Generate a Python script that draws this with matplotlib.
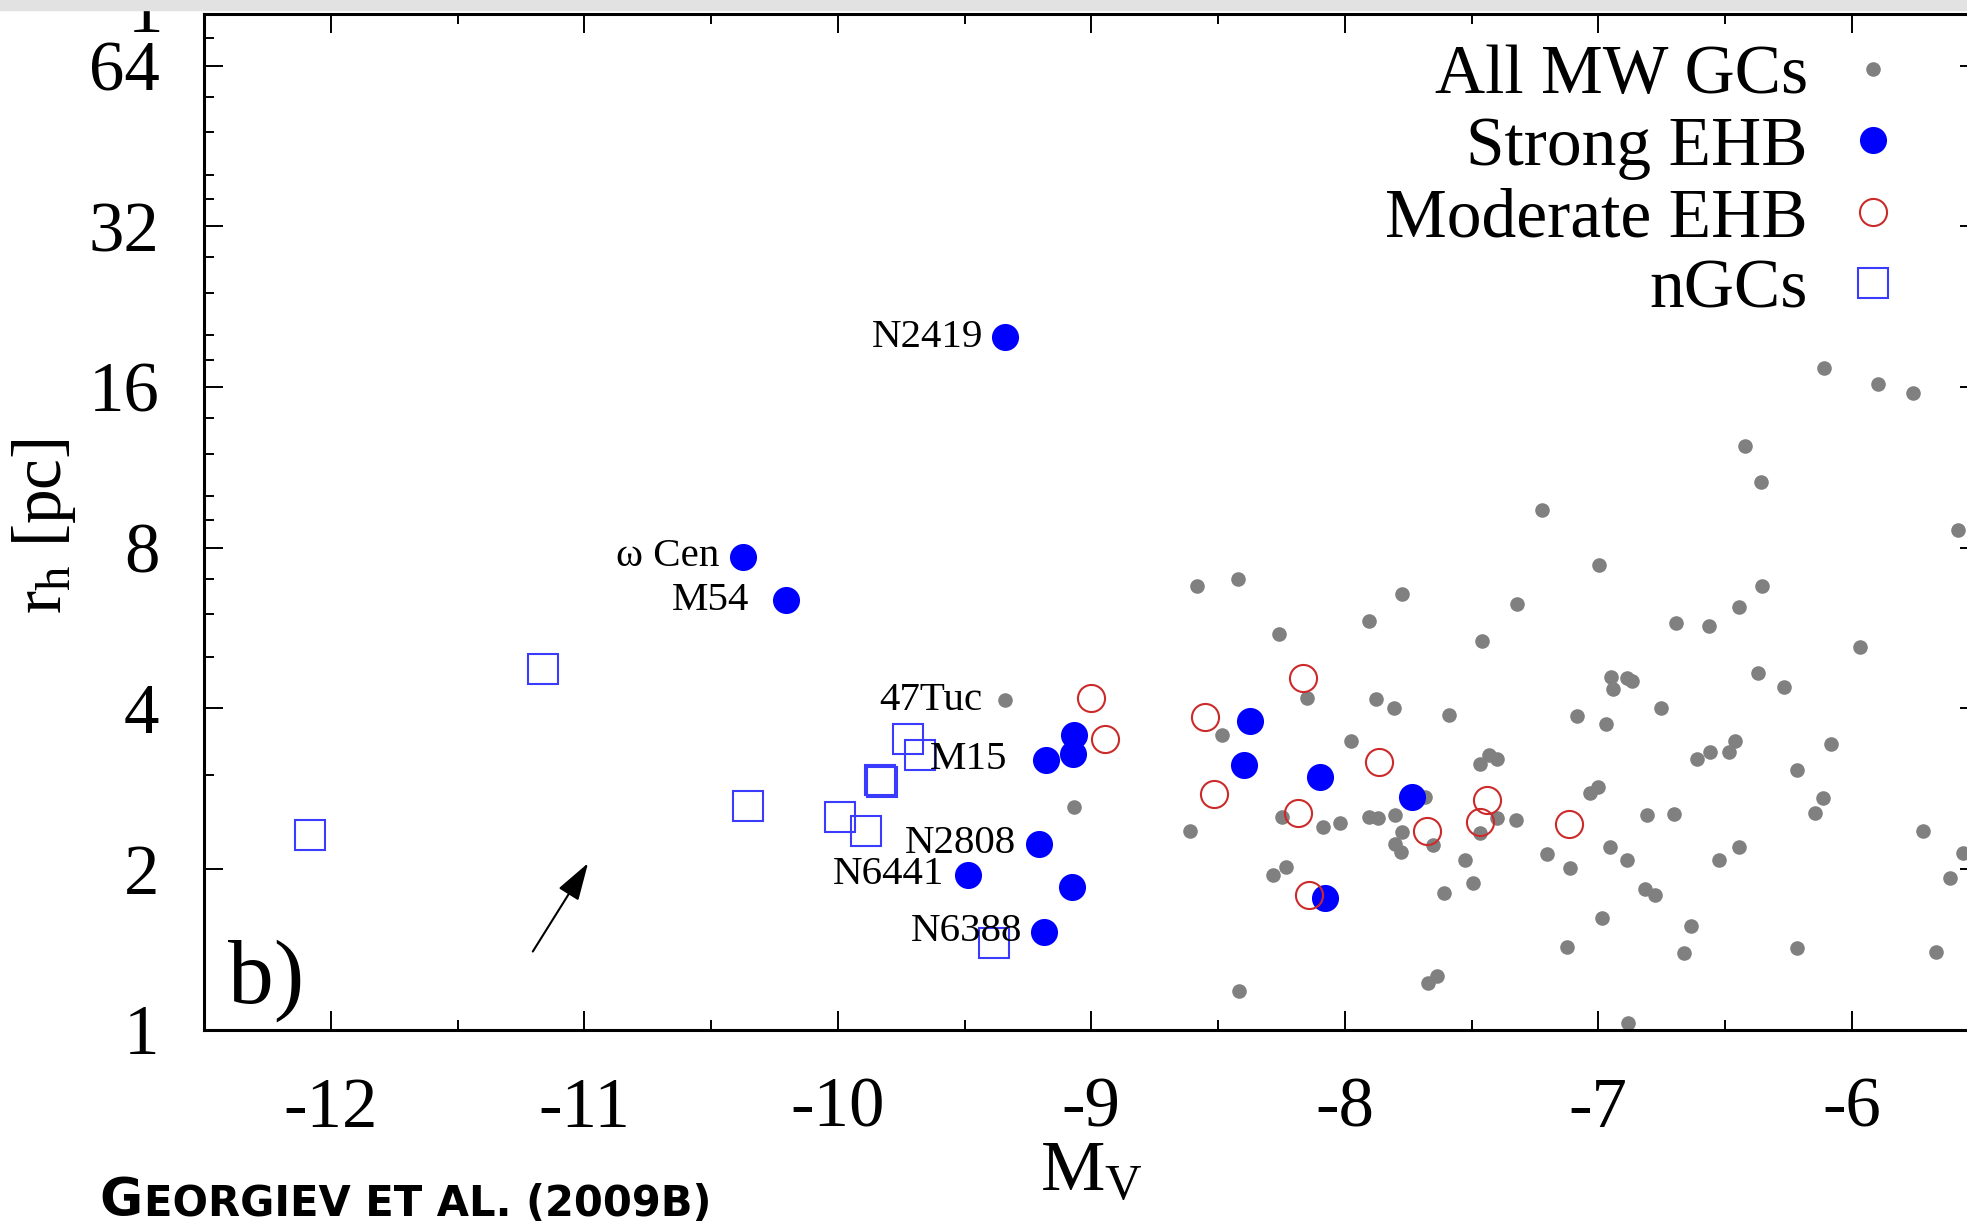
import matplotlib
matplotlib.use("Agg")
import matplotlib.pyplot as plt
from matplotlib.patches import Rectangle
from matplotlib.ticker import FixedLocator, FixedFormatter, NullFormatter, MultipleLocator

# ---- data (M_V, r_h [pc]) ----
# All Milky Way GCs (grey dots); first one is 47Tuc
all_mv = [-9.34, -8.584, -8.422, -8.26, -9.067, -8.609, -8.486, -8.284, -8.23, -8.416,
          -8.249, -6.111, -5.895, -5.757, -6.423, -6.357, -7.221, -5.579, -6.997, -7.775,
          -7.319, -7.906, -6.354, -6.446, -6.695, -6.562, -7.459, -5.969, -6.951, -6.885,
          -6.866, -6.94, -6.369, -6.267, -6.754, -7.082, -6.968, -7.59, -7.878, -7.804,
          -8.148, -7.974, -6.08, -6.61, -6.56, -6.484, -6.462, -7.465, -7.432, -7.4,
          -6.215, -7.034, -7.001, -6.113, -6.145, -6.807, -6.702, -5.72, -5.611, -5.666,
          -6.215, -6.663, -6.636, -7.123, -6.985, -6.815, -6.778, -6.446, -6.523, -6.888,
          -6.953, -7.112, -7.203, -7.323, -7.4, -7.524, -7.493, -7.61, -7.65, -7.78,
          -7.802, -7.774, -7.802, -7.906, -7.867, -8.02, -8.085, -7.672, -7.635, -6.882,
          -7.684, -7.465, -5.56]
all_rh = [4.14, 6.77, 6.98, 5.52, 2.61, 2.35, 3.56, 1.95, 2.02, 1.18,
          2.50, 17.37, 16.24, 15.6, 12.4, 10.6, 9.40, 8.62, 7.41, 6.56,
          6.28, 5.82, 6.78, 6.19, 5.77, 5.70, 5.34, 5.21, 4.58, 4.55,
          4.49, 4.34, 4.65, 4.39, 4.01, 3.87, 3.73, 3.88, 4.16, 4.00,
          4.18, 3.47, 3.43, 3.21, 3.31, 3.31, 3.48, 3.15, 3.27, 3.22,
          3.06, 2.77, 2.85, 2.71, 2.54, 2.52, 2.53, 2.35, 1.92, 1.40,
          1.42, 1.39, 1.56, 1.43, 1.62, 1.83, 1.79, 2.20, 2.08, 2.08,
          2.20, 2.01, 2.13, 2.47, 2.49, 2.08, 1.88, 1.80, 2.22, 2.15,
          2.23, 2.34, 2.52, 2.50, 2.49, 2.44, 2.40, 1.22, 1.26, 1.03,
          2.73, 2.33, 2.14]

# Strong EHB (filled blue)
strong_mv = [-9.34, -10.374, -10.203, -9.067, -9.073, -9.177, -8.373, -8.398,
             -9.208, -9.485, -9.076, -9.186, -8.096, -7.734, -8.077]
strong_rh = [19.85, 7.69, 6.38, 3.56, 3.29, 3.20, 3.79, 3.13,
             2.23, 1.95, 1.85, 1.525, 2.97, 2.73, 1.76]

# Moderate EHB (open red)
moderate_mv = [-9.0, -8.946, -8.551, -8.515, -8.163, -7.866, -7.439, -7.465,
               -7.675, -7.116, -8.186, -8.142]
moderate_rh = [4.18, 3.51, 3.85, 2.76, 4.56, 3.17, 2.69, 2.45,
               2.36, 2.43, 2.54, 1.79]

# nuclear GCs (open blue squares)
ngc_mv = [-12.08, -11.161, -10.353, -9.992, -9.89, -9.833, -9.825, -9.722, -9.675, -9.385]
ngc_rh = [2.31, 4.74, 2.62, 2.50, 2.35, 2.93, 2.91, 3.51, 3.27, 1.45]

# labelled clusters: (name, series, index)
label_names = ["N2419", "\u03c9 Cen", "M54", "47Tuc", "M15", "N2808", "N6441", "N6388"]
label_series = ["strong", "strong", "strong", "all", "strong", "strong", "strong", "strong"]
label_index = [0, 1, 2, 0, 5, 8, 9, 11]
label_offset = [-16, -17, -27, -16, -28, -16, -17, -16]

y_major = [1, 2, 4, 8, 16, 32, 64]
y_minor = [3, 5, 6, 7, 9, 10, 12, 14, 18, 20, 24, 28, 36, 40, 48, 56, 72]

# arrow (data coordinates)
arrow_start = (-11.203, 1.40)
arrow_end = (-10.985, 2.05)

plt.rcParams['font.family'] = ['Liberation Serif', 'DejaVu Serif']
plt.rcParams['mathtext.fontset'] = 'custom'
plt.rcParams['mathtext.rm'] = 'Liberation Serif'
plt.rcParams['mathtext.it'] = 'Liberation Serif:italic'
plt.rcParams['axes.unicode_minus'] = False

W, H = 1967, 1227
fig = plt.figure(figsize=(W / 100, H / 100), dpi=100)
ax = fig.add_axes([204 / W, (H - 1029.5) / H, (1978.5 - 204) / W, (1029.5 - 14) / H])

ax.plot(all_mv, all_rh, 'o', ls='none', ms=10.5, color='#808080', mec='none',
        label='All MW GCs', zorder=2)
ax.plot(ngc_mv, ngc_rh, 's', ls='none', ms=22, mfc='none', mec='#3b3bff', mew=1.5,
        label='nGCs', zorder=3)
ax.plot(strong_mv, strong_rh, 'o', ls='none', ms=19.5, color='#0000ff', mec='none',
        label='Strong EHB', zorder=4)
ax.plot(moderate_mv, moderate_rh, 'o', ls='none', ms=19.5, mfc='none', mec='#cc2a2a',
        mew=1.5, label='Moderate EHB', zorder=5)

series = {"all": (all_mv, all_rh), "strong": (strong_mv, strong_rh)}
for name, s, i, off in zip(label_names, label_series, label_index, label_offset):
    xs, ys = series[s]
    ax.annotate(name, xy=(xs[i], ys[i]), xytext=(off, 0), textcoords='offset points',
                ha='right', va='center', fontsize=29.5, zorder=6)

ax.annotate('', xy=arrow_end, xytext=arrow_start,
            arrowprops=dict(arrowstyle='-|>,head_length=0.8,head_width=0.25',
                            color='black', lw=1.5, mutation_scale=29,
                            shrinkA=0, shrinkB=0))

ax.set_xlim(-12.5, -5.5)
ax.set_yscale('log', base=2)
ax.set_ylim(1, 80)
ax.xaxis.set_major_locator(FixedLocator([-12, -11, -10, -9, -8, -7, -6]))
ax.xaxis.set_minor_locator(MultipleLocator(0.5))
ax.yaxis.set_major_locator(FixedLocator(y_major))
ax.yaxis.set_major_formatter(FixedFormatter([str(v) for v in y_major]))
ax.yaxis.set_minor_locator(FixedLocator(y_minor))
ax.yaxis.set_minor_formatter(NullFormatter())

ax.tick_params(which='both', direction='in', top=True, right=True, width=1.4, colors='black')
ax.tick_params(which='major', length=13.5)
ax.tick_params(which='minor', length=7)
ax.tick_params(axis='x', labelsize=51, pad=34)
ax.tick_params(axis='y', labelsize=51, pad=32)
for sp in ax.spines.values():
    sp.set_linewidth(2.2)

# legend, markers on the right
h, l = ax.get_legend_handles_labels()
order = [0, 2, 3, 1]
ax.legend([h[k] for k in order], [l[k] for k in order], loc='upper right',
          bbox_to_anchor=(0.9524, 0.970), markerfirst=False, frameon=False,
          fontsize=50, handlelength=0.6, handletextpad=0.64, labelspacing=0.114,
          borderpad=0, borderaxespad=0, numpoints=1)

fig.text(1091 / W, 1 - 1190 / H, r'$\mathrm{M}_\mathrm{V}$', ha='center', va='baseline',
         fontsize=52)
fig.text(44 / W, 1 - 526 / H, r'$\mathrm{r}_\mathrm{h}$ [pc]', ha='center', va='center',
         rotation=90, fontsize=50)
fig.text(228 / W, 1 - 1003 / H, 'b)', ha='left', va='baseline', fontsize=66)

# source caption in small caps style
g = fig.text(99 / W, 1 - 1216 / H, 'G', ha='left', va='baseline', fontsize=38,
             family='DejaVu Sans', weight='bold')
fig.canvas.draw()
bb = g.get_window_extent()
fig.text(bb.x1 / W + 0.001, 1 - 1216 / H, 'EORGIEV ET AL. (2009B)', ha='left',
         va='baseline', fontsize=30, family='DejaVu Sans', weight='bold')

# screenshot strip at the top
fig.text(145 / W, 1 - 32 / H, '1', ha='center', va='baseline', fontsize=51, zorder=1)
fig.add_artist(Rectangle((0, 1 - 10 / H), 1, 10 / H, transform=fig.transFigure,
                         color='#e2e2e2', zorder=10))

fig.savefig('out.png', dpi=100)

-*-

What is required
Extract the lines exactly, please: the first line of the listing, the line with "2.73, 2.33, 2.14]", and every line between them, but no pictures.

Solution for this task
Generate a Python script that draws this with matplotlib.
import matplotlib
matplotlib.use("Agg")
import matplotlib.pyplot as plt
from matplotlib.patches import Rectangle
from matplotlib.ticker import FixedLocator, FixedFormatter, NullFormatter, MultipleLocator

# ---- data (M_V, r_h [pc]) ----
# All Milky Way GCs (grey dots); first one is 47Tuc
all_mv = [-9.34, -8.584, -8.422, -8.26, -9.067, -8.609, -8.486, -8.284, -8.23, -8.416,
          -8.249, -6.111, -5.895, -5.757, -6.423, -6.357, -7.221, -5.579, -6.997, -7.775,
          -7.319, -7.906, -6.354, -6.446, -6.695, -6.562, -7.459, -5.969, -6.951, -6.885,
          -6.866, -6.94, -6.369, -6.267, -6.754, -7.082, -6.968, -7.59, -7.878, -7.804,
          -8.148, -7.974, -6.08, -6.61, -6.56, -6.484, -6.462, -7.465, -7.432, -7.4,
          -6.215, -7.034, -7.001, -6.113, -6.145, -6.807, -6.702, -5.72, -5.611, -5.666,
          -6.215, -6.663, -6.636, -7.123, -6.985, -6.815, -6.778, -6.446, -6.523, -6.888,
          -6.953, -7.112, -7.203, -7.323, -7.4, -7.524, -7.493, -7.61, -7.65, -7.78,
          -7.802, -7.774, -7.802, -7.906, -7.867, -8.02, -8.085, -7.672, -7.635, -6.882,
          -7.684, -7.465, -5.56]
all_rh = [4.14, 6.77, 6.98, 5.52, 2.61, 2.35, 3.56, 1.95, 2.02, 1.18,
          2.50, 17.37, 16.24, 15.6, 12.4, 10.6, 9.40, 8.62, 7.41, 6.56,
          6.28, 5.82, 6.78, 6.19, 5.77, 5.70, 5.34, 5.21, 4.58, 4.55,
          4.49, 4.34, 4.65, 4.39, 4.01, 3.87, 3.73, 3.88, 4.16, 4.00,
          4.18, 3.47, 3.43, 3.21, 3.31, 3.31, 3.48, 3.15, 3.27, 3.22,
          3.06, 2.77, 2.85, 2.71, 2.54, 2.52, 2.53, 2.35, 1.92, 1.40,
          1.42, 1.39, 1.56, 1.43, 1.62, 1.83, 1.79, 2.20, 2.08, 2.08,
          2.20, 2.01, 2.13, 2.47, 2.49, 2.08, 1.88, 1.80, 2.22, 2.15,
          2.23, 2.34, 2.52, 2.50, 2.49, 2.44, 2.40, 1.22, 1.26, 1.03,
          2.73, 2.33, 2.14]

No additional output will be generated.